• [PROBLEM TO SOLVE]:
Retype the lines beneath this one, from the first through the line containing "import * as". Pictures are left out.

• [SOURCE DATA]:
-- BEGIN --

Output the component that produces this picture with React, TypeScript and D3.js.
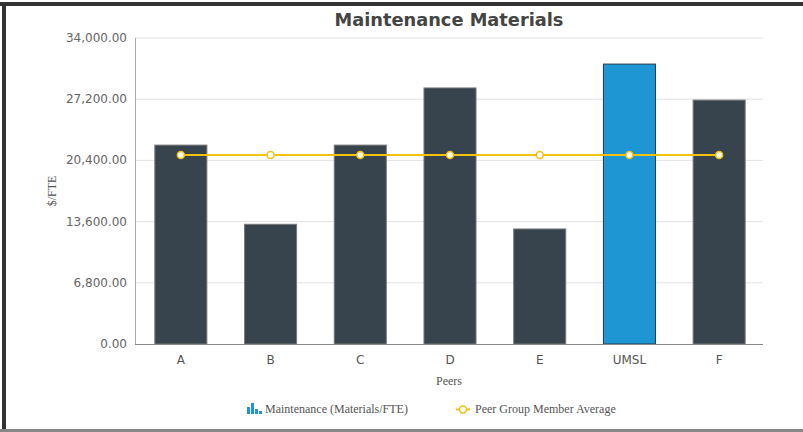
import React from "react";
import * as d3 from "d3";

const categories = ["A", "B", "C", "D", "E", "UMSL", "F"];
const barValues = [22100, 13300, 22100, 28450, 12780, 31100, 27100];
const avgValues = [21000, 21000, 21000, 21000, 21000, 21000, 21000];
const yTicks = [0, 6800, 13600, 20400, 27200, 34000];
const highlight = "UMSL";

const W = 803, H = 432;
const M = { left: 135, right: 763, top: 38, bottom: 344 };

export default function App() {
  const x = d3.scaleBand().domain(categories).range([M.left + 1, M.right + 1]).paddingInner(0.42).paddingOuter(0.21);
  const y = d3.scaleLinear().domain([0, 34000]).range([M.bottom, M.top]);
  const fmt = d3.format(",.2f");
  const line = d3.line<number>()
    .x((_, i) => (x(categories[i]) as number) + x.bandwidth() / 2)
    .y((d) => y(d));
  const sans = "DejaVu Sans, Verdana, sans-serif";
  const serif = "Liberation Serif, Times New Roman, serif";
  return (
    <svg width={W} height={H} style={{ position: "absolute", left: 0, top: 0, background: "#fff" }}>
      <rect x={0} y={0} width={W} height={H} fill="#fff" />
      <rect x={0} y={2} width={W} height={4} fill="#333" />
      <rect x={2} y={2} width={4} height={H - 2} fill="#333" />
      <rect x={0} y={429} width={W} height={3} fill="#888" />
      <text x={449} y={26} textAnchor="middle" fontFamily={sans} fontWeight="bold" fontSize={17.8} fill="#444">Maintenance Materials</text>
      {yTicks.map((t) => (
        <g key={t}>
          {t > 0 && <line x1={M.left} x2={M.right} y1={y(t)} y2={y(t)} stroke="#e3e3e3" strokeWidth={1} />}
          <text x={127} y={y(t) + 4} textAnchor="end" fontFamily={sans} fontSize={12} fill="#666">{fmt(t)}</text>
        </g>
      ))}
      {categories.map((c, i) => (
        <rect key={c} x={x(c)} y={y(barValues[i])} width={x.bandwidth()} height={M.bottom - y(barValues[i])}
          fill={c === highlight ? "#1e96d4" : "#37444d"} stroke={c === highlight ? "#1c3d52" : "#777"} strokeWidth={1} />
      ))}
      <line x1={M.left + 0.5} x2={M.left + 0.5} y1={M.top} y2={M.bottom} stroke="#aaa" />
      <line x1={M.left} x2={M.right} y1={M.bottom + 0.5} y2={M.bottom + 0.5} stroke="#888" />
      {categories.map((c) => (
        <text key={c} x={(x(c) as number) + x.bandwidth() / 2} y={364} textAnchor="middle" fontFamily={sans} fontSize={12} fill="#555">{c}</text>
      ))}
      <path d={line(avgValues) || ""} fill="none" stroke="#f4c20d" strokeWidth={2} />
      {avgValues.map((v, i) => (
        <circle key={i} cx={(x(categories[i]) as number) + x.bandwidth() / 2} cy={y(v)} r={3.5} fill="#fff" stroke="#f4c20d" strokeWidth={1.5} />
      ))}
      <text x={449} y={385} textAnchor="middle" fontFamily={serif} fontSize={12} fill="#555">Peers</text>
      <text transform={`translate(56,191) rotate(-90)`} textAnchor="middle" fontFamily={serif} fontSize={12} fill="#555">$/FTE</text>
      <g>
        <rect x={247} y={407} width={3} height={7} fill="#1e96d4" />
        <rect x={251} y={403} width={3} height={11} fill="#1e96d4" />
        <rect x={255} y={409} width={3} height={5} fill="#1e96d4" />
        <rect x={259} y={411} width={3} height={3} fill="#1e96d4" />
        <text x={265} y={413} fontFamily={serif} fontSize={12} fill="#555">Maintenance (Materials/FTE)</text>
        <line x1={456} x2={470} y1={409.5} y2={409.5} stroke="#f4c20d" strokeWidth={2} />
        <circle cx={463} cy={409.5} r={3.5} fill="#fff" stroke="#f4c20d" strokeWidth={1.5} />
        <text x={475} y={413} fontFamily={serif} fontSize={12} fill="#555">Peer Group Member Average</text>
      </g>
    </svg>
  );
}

-- END --

• [THE OUTPUT]:
Output the component that produces this picture with React, TypeScript and D3.js.
import React from "react";
import * as d3 from "d3";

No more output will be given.